The request |
Locate every line in the records below that holds the word "this" and return each one.

Given records |
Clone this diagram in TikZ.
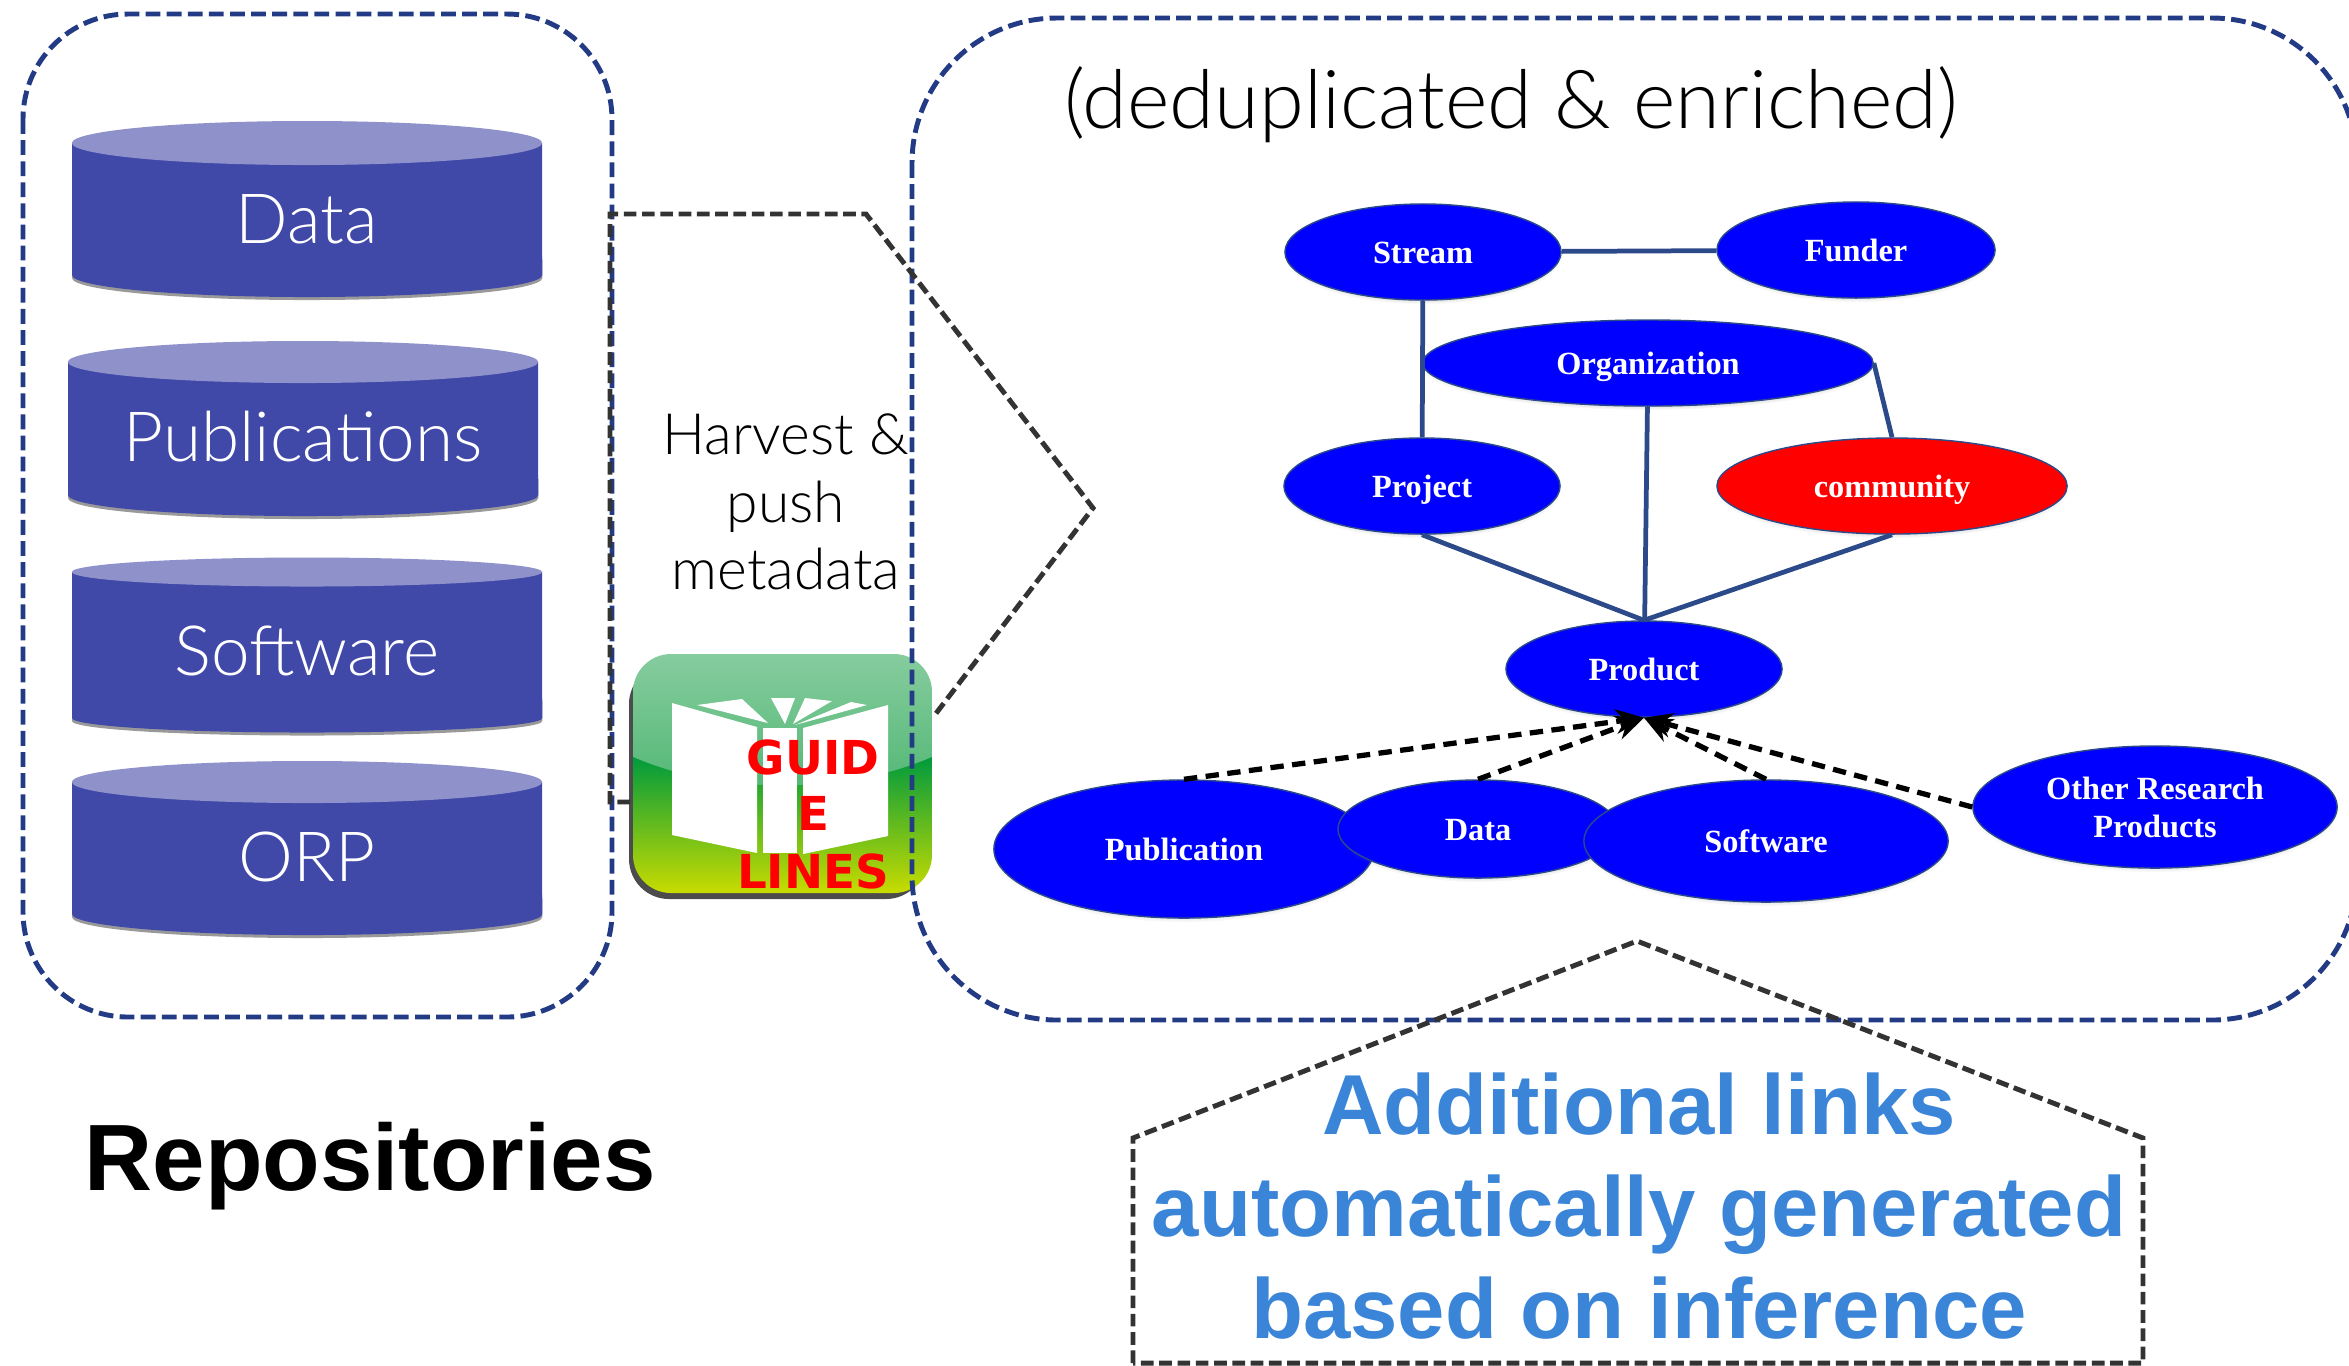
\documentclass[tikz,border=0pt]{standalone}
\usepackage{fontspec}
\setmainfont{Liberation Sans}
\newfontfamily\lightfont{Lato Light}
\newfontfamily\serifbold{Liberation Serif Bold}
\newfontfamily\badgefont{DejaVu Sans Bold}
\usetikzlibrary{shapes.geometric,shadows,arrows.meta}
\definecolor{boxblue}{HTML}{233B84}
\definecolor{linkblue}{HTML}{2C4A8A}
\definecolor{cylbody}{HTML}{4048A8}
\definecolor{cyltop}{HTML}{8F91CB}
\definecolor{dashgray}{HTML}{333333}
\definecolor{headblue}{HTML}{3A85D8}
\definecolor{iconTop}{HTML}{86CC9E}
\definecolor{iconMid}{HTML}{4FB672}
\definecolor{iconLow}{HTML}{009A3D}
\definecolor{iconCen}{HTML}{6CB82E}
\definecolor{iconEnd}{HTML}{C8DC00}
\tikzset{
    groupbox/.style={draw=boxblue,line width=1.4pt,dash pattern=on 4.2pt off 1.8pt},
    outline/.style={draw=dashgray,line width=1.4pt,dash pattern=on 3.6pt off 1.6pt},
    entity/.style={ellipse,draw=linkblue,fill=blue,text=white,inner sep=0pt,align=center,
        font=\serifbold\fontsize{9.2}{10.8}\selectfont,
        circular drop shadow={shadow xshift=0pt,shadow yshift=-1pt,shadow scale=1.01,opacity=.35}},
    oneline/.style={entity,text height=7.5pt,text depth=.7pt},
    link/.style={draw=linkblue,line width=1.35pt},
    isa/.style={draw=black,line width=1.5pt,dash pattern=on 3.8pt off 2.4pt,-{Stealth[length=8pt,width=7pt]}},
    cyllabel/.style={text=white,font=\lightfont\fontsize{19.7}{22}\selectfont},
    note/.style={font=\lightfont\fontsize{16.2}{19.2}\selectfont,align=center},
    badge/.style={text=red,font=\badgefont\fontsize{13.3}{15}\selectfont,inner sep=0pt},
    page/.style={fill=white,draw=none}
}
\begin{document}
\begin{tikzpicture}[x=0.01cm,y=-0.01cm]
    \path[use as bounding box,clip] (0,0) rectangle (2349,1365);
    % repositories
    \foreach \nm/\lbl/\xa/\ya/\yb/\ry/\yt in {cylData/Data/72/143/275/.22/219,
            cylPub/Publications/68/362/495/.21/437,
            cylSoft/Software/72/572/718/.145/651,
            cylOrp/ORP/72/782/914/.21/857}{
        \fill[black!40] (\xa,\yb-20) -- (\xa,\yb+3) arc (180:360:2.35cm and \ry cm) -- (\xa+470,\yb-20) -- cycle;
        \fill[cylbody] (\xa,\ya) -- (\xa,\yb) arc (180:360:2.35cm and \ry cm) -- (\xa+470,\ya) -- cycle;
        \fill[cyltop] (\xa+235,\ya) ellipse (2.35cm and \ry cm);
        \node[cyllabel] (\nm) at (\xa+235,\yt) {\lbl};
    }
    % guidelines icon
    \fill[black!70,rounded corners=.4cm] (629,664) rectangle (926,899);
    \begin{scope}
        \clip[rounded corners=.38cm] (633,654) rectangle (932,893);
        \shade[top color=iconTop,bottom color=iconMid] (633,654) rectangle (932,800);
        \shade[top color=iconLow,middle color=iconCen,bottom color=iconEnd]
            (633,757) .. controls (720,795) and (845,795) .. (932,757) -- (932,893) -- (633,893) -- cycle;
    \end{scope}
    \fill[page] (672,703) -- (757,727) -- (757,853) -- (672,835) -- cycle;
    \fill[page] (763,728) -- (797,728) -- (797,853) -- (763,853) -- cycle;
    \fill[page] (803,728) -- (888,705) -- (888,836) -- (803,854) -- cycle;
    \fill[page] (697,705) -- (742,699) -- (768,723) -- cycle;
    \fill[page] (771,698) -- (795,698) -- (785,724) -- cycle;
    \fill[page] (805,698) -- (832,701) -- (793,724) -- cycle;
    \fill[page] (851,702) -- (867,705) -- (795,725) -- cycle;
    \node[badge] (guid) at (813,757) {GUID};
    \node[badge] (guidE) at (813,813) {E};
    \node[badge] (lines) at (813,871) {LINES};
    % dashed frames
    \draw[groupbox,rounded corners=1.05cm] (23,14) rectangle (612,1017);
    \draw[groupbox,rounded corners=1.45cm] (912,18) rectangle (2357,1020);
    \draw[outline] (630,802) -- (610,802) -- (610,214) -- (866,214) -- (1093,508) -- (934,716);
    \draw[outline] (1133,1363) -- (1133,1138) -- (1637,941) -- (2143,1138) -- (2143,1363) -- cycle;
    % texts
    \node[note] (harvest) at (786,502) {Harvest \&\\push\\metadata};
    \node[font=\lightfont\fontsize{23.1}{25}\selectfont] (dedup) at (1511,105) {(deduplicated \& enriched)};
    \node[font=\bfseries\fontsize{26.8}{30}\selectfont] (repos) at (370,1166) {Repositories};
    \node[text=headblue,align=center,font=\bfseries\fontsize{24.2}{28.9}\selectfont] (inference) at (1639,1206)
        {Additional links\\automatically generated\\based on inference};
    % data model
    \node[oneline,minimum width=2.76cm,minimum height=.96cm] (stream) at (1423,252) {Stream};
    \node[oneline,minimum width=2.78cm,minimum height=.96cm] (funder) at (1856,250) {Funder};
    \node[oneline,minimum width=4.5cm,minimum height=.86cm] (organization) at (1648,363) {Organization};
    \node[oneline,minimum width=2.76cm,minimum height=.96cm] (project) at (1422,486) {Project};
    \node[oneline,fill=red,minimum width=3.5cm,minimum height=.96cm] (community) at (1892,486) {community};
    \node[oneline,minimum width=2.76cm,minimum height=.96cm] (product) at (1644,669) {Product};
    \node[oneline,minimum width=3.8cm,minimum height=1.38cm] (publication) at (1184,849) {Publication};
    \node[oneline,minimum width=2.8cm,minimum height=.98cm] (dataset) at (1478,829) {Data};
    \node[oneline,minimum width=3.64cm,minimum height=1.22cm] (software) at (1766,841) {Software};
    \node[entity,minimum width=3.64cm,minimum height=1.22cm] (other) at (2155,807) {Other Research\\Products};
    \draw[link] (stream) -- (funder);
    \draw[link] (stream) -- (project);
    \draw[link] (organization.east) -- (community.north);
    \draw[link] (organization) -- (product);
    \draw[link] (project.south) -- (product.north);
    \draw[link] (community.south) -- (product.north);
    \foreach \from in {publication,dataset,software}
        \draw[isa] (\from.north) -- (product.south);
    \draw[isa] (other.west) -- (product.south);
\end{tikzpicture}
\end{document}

--

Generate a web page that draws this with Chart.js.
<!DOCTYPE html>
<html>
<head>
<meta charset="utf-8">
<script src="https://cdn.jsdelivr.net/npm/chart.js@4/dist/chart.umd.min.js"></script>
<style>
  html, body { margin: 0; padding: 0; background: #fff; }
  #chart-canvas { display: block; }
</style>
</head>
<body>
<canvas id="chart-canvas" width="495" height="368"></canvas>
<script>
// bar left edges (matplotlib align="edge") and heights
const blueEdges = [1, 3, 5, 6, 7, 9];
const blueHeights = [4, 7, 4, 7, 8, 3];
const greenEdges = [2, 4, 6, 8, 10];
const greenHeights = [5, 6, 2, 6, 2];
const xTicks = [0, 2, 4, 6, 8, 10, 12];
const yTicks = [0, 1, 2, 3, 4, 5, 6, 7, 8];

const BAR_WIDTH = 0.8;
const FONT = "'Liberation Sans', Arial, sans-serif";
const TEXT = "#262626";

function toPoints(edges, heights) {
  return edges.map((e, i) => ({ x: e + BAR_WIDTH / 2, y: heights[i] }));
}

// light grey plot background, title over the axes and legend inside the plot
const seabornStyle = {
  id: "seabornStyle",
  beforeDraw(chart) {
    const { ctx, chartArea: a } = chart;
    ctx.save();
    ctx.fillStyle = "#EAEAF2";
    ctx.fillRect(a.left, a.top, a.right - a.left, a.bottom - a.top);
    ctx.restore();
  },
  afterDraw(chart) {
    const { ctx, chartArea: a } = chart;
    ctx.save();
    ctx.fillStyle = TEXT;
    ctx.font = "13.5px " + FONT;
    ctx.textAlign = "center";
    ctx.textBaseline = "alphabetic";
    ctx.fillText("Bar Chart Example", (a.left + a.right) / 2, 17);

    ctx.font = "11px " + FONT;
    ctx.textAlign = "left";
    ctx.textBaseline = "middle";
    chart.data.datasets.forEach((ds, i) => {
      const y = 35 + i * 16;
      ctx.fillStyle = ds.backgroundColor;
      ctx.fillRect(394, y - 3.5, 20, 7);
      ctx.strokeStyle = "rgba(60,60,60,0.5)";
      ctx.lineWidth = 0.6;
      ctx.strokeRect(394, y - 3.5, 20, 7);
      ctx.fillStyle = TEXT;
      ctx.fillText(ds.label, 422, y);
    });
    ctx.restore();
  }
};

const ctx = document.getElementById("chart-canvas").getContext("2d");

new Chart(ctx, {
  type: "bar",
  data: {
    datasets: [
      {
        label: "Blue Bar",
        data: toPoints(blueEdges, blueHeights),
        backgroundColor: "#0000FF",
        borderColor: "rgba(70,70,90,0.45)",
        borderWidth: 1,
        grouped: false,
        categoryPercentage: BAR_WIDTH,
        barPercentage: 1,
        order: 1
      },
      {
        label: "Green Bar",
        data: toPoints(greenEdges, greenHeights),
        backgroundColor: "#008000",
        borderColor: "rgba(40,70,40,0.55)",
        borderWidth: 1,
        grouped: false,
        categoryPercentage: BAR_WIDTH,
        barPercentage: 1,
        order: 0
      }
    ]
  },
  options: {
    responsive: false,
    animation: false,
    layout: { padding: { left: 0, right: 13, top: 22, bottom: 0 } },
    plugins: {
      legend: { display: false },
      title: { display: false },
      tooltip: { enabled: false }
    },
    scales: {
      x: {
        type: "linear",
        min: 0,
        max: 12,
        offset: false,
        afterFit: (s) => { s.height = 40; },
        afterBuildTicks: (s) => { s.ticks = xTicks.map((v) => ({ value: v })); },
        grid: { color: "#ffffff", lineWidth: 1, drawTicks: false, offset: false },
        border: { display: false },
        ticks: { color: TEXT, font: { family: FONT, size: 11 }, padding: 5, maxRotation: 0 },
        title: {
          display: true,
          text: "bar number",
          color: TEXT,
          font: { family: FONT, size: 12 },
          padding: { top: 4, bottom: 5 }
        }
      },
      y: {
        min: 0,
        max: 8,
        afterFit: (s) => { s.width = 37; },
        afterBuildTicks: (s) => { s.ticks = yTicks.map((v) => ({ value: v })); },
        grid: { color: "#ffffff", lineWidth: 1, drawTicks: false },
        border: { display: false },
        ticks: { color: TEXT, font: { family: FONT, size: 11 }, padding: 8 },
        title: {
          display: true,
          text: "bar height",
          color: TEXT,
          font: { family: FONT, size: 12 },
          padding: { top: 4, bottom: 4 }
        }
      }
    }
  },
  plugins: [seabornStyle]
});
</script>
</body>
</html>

Task result |
Clone this diagram in TikZ.
Generate a web page that draws this with Chart.js.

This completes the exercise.